Dans un entretien filmé publié par Mediapart, l’homme d’affaires affirme leur avoir transmis cinq millions d’euros entre la fin 2006 et le début 2007.
Ce sont des accusations qui viennent s’ajouter à la longue liste de soupçons concernant le financement de la campagne présidentielle de Nicolas Sarkozy par de l’argent remis par le régime libyen de Mouammar Kadhafi. Dans un entretien filmé, publié mardi 15 novembre par Mediapart, Ziad Takieddine, intermédiaire franco-libanais, affirme avoir remis à trois reprises des valises d’argent libyen à Claude Guéant et Nicolas Sarkozy entre la fin de 2006 et le début de 2007, pour un montant total de cinq millions d’euros.
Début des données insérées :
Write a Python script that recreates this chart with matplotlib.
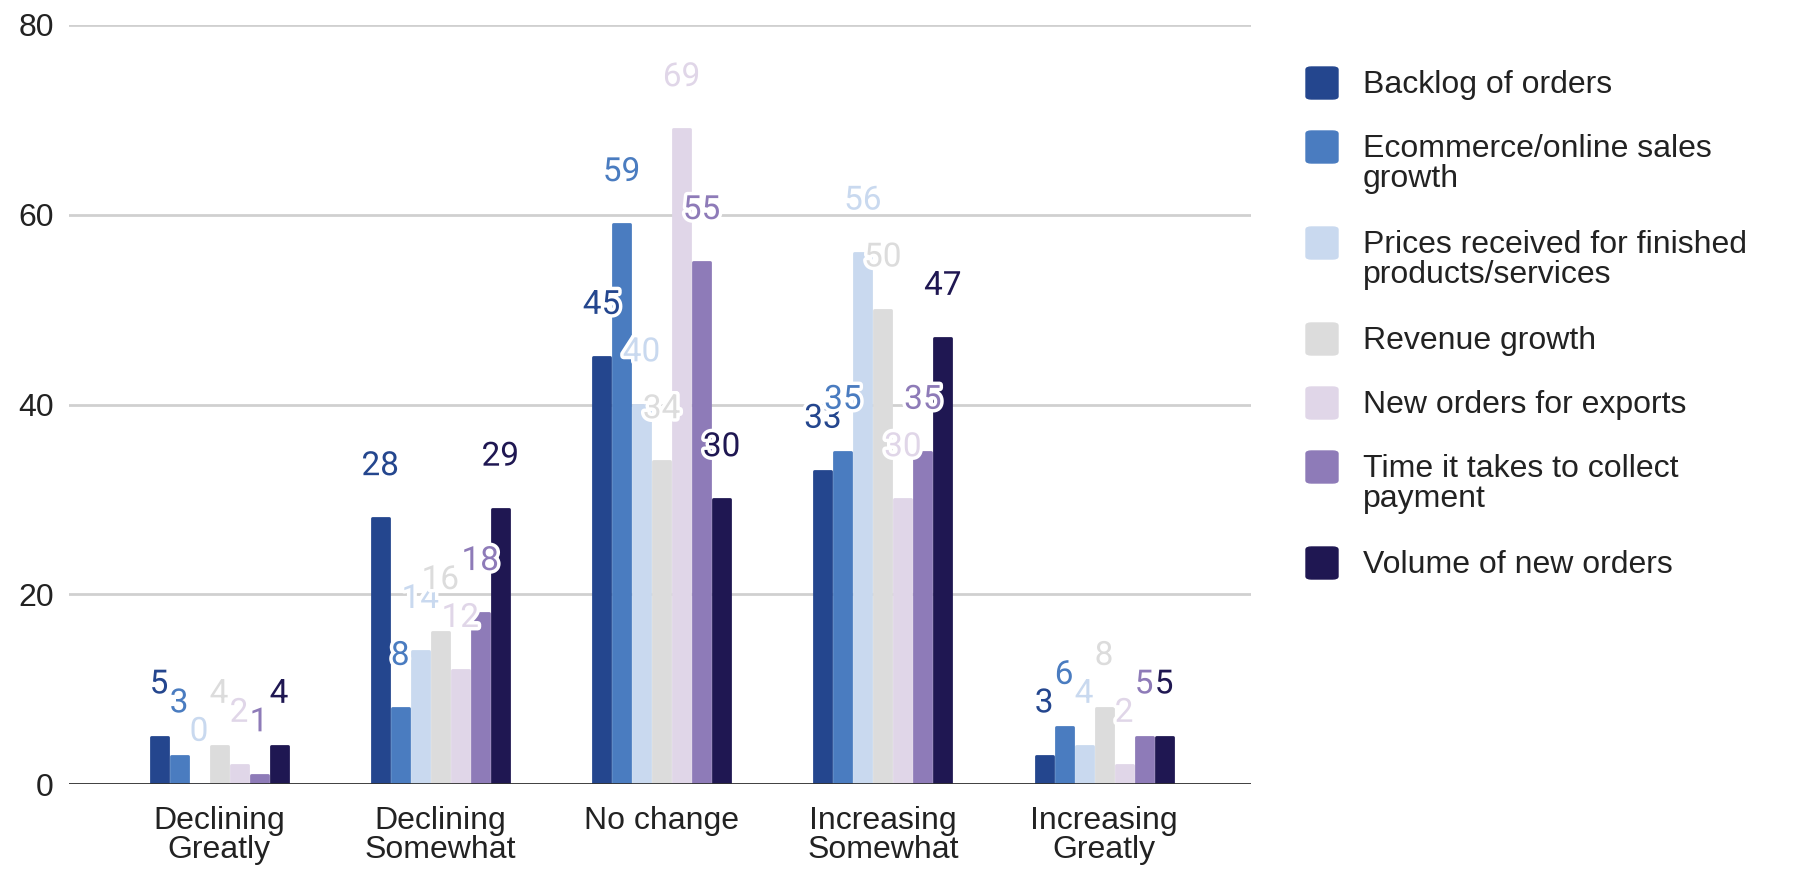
import numpy as np
import matplotlib
matplotlib.use("Agg")
import matplotlib.pyplot as plt
from matplotlib import patheffects
from matplotlib.patches import FancyBboxPatch

categories = ["Declining\nGreatly", "Declining\nSomewhat", "No change",
              "Increasing\nSomewhat", "Increasing\nGreatly"]
series = ["Backlog of orders", "Ecommerce/online sales\ngrowth",
          "Prices received for finished\nproducts/services", "Revenue growth",
          "New orders for exports", "Time it takes to collect\npayment",
          "Volume of new orders"]
backlog = [5, 28, 45, 33, 3]
ecommerce = [3, 8, 59, 35, 6]
prices = [0, 14, 40, 56, 4]
revenue = [4, 16, 34, 50, 8]
exports = [2, 12, 69, 30, 2]
collect = [1, 18, 55, 35, 5]
volume = [4, 29, 30, 47, 5]
values = [backlog, ecommerce, prices, revenue, exports, collect, volume]
colors = ["#24468e", "#4a7cc0", "#c9d9ef", "#dcdcdc", "#e0d6e8", "#8e7bb8", "#1f1752"]

TXT = "#222222"
FS = 23
W, H = 1793, 869
fig = plt.figure(figsize=(W / 100, H / 100), dpi=100)
ax = fig.add_axes([69 / W, 1 - 784 / H, (1251 - 69) / W, (784 - 25) / H])

x = np.arange(len(categories))
step, width = 0.0904, 0.0768
for i, (vals, c) in enumerate(zip(values, colors)):
    pos = x + (i - 3) * step
    bars = ax.bar(pos, vals, width=width, color=c, zorder=2)
    for b in bars:
        b.set_joinstyle("round")
        b.set_edgecolor(c)
        b.set_linewidth(2)
    for px, v in zip(pos, vals):
        ax.text(px, v + 5.5, str(v), ha="center", va="center", color=c,
                fontsize=24, family="Roboto", zorder=5,
                path_effects=[patheffects.withStroke(linewidth=5, foreground="white")])

ax.set_xlim(-0.678, 4.664)
ax.set_ylim(0, 80)
ax.set_yticks([0, 20, 40, 60, 80])
ax.yaxis.grid(True, color="#d0d0d0", linewidth=2)
ax.set_axisbelow(True)
ax.axhline(0, color="#333333", linewidth=2, zorder=3)
for s in ax.spines.values():
    s.set_visible(False)
ax.set_xticks(x)
ax.set_xticklabels(categories, linespacing=0.95)
ax.tick_params(length=0)
ax.tick_params(axis="y", pad=11, labelsize=FS, labelcolor=TXT)
ax.tick_params(axis="x", pad=16, labelsize=FS, labelcolor=TXT)
for lab in ax.get_xticklabels() + ax.get_yticklabels():
    lab.set_family("Liberation Sans")

# legend drawn by hand to match the stacked layout
leg_y = 83
for name, c in zip(series, colors):
    fig.add_artist(FancyBboxPatch((1306 / W, 1 - (leg_y + 16) / H), 32 / W, 32 / H,
                                  boxstyle="round,pad=0,rounding_size=0.003",
                                  transform=fig.transFigure, color=c))
    fig.text(1363 / W, 1 - (leg_y - 13) / H, name, ha="left", va="top",
             fontsize=FS, family="Liberation Sans", color=TXT, linespacing=0.99)
    leg_y += 64 + 32 * name.count("\n")

fig.savefig("out.png", dpi=100, facecolor="white")
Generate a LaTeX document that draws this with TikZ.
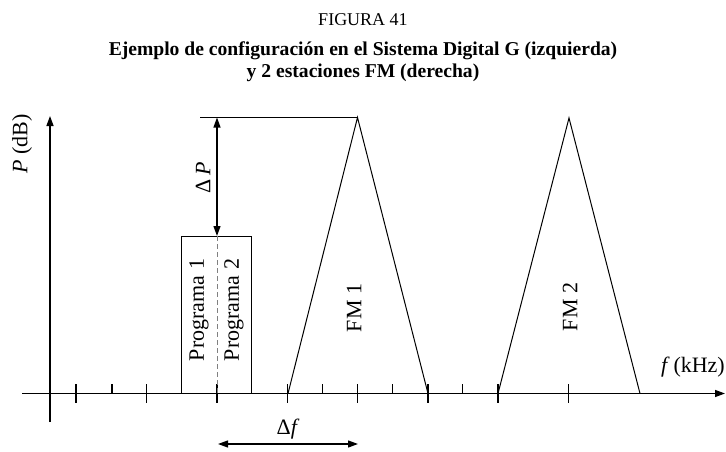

L’intermédiaire affirme avoir remis deux valises à Claude Guéant, dans son bureau, quand il était directeur de cabinet de Nicolas Sarkozy au ministère de l’intérieur. Il aurait transmis une troisième valise à M. Sarkozy en personne dans son appartement privé. Des faits qu’il se dit prêt à raconter à la justice. « J’ai découvert des choses qui ne méritent plus d’être cachées », a-t-il déclaré à Mediapart ajoutant vouloir « raconter exactement les faits de l’intérieur ». « Je veux dénoncer l’Etat mafieux dans lequel on est en train de vivre. Je n’en peux plus », ajoute-t-il, évoquant ce qu’il a « vu depuis 1993 jusqu’à aujourd’hui ».
Des informations « tout à fait crédibles »
Ce n’est pas la première fois que Ziad Takieddine jette des soupçons sur l’ancien chef de l’Etat dans ce dossier. Mis en examen dans l’affaire Karachi, sur le financement occulte de la campagne d’Edouard Balladur en 1995, M. Takieddine avait affirmé dès 2011 à la justice que « les informations révélées par la presse » concernant le financement libyen de la campagne de Nicolas Sarkozy lui semblaient « tout à fait crédibles ». Il faisait alors référence aux accusations révélées par Mediapart d’un ex-dignitaire libyen affirmant que Tripoli avait décidé de financer pour « 50 millions d’euros » la campagne de M. Sarkozy en 2007.
L’intermédiaire franco-libanais avait notamment été au cœur de la négociation de plusieurs contrats militaires entre la France et la Libye entre septembre et décembre 2005, pour le compte du ministère de l’intérieur. Il avait, selon Mediapart, organisé plusieurs visite en Libye pour MM. Guéant et Sarkozy, ainsi que pour Brice Hortefeux pourtant à l’époque ministre délégué aux collectivités territoriales.
Ses déclarations avaient provoqué l’ouverture d’une enquête le 19 avril 2013 pour « trafic d’influence », « faux et usage de faux », « abus de biens sociaux », « blanchiment, complicité et recel de ces délits ». Une enquête tentaculaire, dans laquelle les enquêteurs peinent à mettre la main sur les preuves qui corroboreraient la multiplicité des témoignages accablant Nicolas Sarkozy.
Guéant nie, Sarkozy se tait
Interrogé par Mediapart, Claude Guéant a nié en bloc les nouvelles accusations de l’intermédiaire :
« Je n’ai jamais reçu d’espèces du gouvernement libyen, non plus de quiconque d’autre du reste. Je n’en ai pas davantage vu passer. Le prétendre est mensonger et diffamatoire. »
L’entourage de Nicolas Sarkozy, contacté par le site d’information, n’a pour sa part pas souhaité réagir.